Emir-komuta ile faizleri bile belirlemeye çalışıyorlar.
Bir yandan Türkiye ittifakı laflarıyla toplum oyalanırken, eşi benzeri görülmemiş bir partizanlıkla-bürokrasiyi, ehliyetsiz-liyakatsiz, mürit zihniyetli kafalarla dolduruyorlar.
Eşdost-akraba kayırmacılığı inanılmaz boyutlara gelmiş vaziyette.
Türk milleti, sosyo-kültürel olarak Araplaştırılmak, milletin yerine ümmetçilik ikame edilmek isteniyor.
Eş zamanlı olarak eğitim de hızla imam hatipleştirilmeye çalışılıyor.
Bu ekonomi-politik gidişatla, ekonominin içine sürüklendiği resesyondan sağlıklı bir biçimde çıkması giderek gecikiyor hatta zorlaşıyor.
Yaz aylarında işçi-turist döviz girişleri, enerji faturalarının azalması gibi mevsimsel faktörler, yılın son çeyreğinde yani sonbaharda
yerini çok daha zorlu koşullara bırakacak.
Hala popülist harcamalarla, israf ve yolsuzlukla ciddi mücadele niyeti de girişimleri de ortada görünmüyor.
Yolsuzluklar için Ankara ve İstanbul Büyükşehir Belediyeleri, münferit ve bölük-pörçük bazı iddiaları ortaya koyuyor. Ancak, gerçek birer “Yolsuzlukla Mücadele Birimi” halen kurulmuyor!
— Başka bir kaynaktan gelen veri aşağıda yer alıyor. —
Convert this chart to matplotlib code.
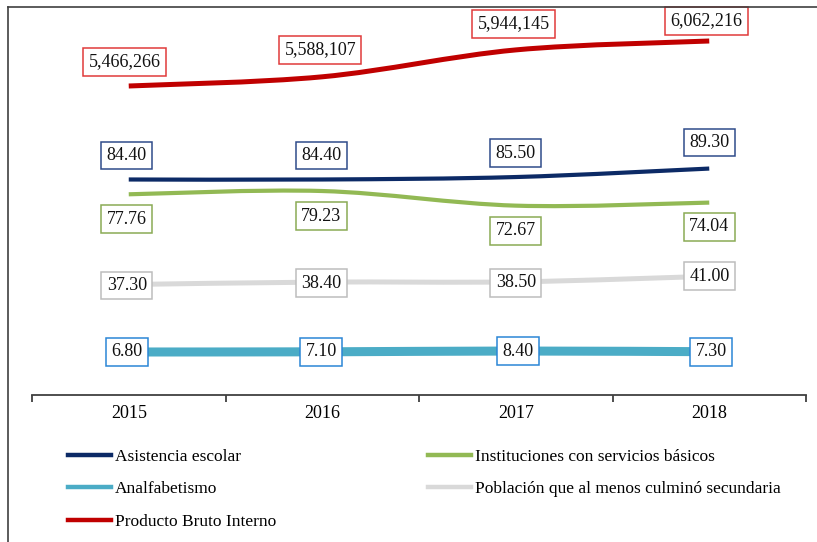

Hâlbuki dünyada Pakistan, Malezya ve en son Peru’da, sorumluluğu tespit edilen başbakanlar, devlet başkanları ve bakanlar bile özel yolsuzluk mahkemelerinde hesap veriyorlar bugün.
Türkiye’de yolsuzluklarla mücadeleyi öncelikle ortaya koymalıdır.
Devleti soyanları, ihale yolsuzluğu yapanları, rüşvet alanları, haksız iktisapla haksız servet sahibi olanları, kara paralarını yurtdışına ve ‘offshore’lara kaçıranları, bu paraları meşruymuş
gibi aflarla yeniden sokup aklamaya çalışanları, hepsine ama hepsine dair iddiaları hukuk içinde ama kararlı ve etkin bir biçimde soruşturmalıdır.
Bugün değilse bile yakın gelecekte bu mutlaka yapılmalıdır, yapılacaktır.
Karlar cebe, zararlar halkın sırtına diyenlerin de, yetim hakkı yiyip devleti soyanların da yaptıkları yanlarına kalmamalıdır.